Making a rum cake from scratch isn’t that difficult if you have the right tools, the right recipe, and easy-to-follow instructions that guide you through the process. This recipe makes a light and moist rum cake, baked with vanilla and rum flavoring, and soaked in a decadent rum and sugar syrup.
Here’s what you’ll need to make a rich, flavorful homemade rum cake from scratch:
Butter – half cup
Granulated white sugar – one and a half cups
Eggs – four
Vanilla extract – two tablespoons
Unbleached flour – two cups
Baking powder – one and a half tablespoon
Vanilla yogurt – half cup
Rum – half cup
And for the rum syrup you’ll need:
Sugar – half cup
Water – quarter cup
Rum – half cup
Once you get a hold of everything you need, you’re all set to make a decadent rum cake from scratch.
First, preheat the oven to 325 degrees Fahrenheit and spray a Bundt pan with nonstick spray. Thaw the butter–it needs to be in room temperature so it blends easily.

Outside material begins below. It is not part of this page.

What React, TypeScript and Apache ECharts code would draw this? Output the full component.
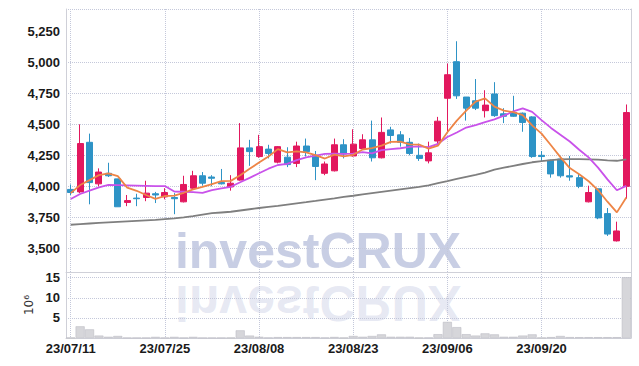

If you live in a cold region, you can microwave the butter for a few seconds.
Drop the stick of butter into a mixer bowl and add sugar. Mix the butter and sugar until you get a thick, light-colored mixture.
Next, add the eggs to the mixture, one at a time. Add one egg to the butter-sugar mixture and mix the egg in, before adding the next one. Here’s a handy tip: always crack the eggs on the counter and not the rim of the bowl, because you may end up with pieces of egg shell in the mixture
With the eggs mixed, scrape the sides of the bowl and add vanilla. Next, add the flour and baking powder to the mixture bowl. Mix until all the ingredients are combined.
Be careful when you add the flour and baking powder to the mixture bowl. Add the ingredients slowly.
Next, add the yogurt and the rum, and mix again. As with the flour and baking powder, add the rum slowly. Mix until the batter looks smooth and creamy.
You’re done with the first part. You’re more than halfway through making this rum cake recipe from scratch. Next, proceed to pour the batter into the Bundt pan. Place the pan with the batter into the preheated oven and set the timer to 60 minutes.
When you hear the beep, check to see whether the rum cake is ready. Stick a toothpick into the cake–if it comes up without any gooey-looking residue sticking to it, you’re good.
If the cake passes the all-important toothpick test, take the pan out and let stand for ten to 15 minutes to cool.
While the cake is cooling, prepare the rum syrup. Add sugar, water and rum to a saucepan over low heat. Keep whisking the ingredients together until the sugar melts. Bring the syrup to boil, then turn off the heat and let stand for ten minutes.
Now, you have to do the hardest part–namely, getting the cake out of the oven in one piece. Work your way around the pan and loosen the edges with a spatula. Then, invert the pan onto a serving plate.
Now that you’ve made yourself a rum cake from scratch, let’s spruce it up a bit. Put the cake back into the pan.
With the cake bin the pan, poke the base of the cake with a fork to make tiny little holes. Get the syrup and pour it slowly over the base of the cake. Go all around the cake, making sure it soaks the whole cake and makes it moist from the inside.
Now flip the cake onto a serving plate. You can serve it with whipped cream and berries if you want, but the cake is just as delicious if its eaten plain.